■ STATED PROBLEM ■
Output the full listing below exactly as it reads, and skip anything that is a picture.

· · ·

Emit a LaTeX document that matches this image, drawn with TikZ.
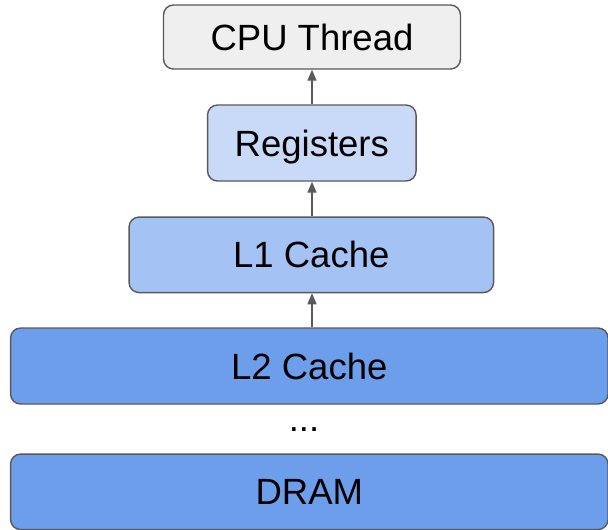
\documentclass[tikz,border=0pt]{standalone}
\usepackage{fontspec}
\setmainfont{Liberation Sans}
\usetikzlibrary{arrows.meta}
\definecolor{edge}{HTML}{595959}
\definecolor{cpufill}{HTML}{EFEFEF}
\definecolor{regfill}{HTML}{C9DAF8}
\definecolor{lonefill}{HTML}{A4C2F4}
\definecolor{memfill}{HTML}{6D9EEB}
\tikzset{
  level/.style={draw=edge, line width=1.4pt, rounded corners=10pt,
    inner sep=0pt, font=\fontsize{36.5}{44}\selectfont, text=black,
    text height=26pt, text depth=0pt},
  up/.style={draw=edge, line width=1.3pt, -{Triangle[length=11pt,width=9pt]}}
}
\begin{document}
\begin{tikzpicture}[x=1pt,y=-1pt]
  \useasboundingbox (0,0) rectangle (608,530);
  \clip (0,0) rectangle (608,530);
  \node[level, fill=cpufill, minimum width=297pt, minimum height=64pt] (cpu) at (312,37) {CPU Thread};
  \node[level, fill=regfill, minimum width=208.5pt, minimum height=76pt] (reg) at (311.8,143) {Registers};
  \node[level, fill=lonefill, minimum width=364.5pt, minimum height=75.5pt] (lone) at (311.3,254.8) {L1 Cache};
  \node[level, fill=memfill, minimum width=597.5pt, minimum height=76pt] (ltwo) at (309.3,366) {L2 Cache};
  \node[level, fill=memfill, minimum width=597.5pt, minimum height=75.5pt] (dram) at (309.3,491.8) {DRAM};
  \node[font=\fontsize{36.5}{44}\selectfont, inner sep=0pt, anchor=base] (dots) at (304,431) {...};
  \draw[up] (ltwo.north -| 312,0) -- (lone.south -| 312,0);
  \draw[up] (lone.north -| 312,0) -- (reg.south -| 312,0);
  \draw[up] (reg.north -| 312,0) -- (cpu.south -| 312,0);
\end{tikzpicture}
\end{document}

· · ·

■ REPLY ■
Emit a LaTeX document that matches this image, drawn with TikZ.
\documentclass[tikz,border=0pt]{standalone}
\usepackage{fontspec}
\setmainfont{Liberation Sans}
\usetikzlibrary{arrows.meta}
\definecolor{edge}{HTML}{595959}
\definecolor{cpufill}{HTML}{EFEFEF}
\definecolor{regfill}{HTML}{C9DAF8}
\definecolor{lonefill}{HTML}{A4C2F4}
\definecolor{memfill}{HTML}{6D9EEB}
\tikzset{
  level/.style={draw=edge, line width=1.4pt, rounded corners=10pt,
    inner sep=0pt, font=\fontsize{36.5}{44}\selectfont, text=black,
    text height=26pt, text depth=0pt},
  up/.style={draw=edge, line width=1.3pt, -{Triangle[length=11pt,width=9pt]}}
}
\begin{document}
\begin{tikzpicture}[x=1pt,y=-1pt]
  \useasboundingbox (0,0) rectangle (608,530);
  \clip (0,0) rectangle (608,530);
  \node[level, fill=cpufill, minimum width=297pt, minimum height=64pt] (cpu) at (312,37) {CPU Thread};
  \node[level, fill=regfill, minimum width=208.5pt, minimum height=76pt] (reg) at (311.8,143) {Registers};
  \node[level, fill=lonefill, minimum width=364.5pt, minimum height=75.5pt] (lone) at (311.3,254.8) {L1 Cache};
  \node[level, fill=memfill, minimum width=597.5pt, minimum height=76pt] (ltwo) at (309.3,366) {L2 Cache};
  \node[level, fill=memfill, minimum width=597.5pt, minimum height=75.5pt] (dram) at (309.3,491.8) {DRAM};
  \node[font=\fontsize{36.5}{44}\selectfont, inner sep=0pt, anchor=base] (dots) at (304,431) {...};
  \draw[up] (ltwo.north -| 312,0) -- (lone.south -| 312,0);
  \draw[up] (lone.north -| 312,0) -- (reg.south -| 312,0);
  \draw[up] (reg.north -| 312,0) -- (cpu.south -| 312,0);
\end{tikzpicture}
\end{document}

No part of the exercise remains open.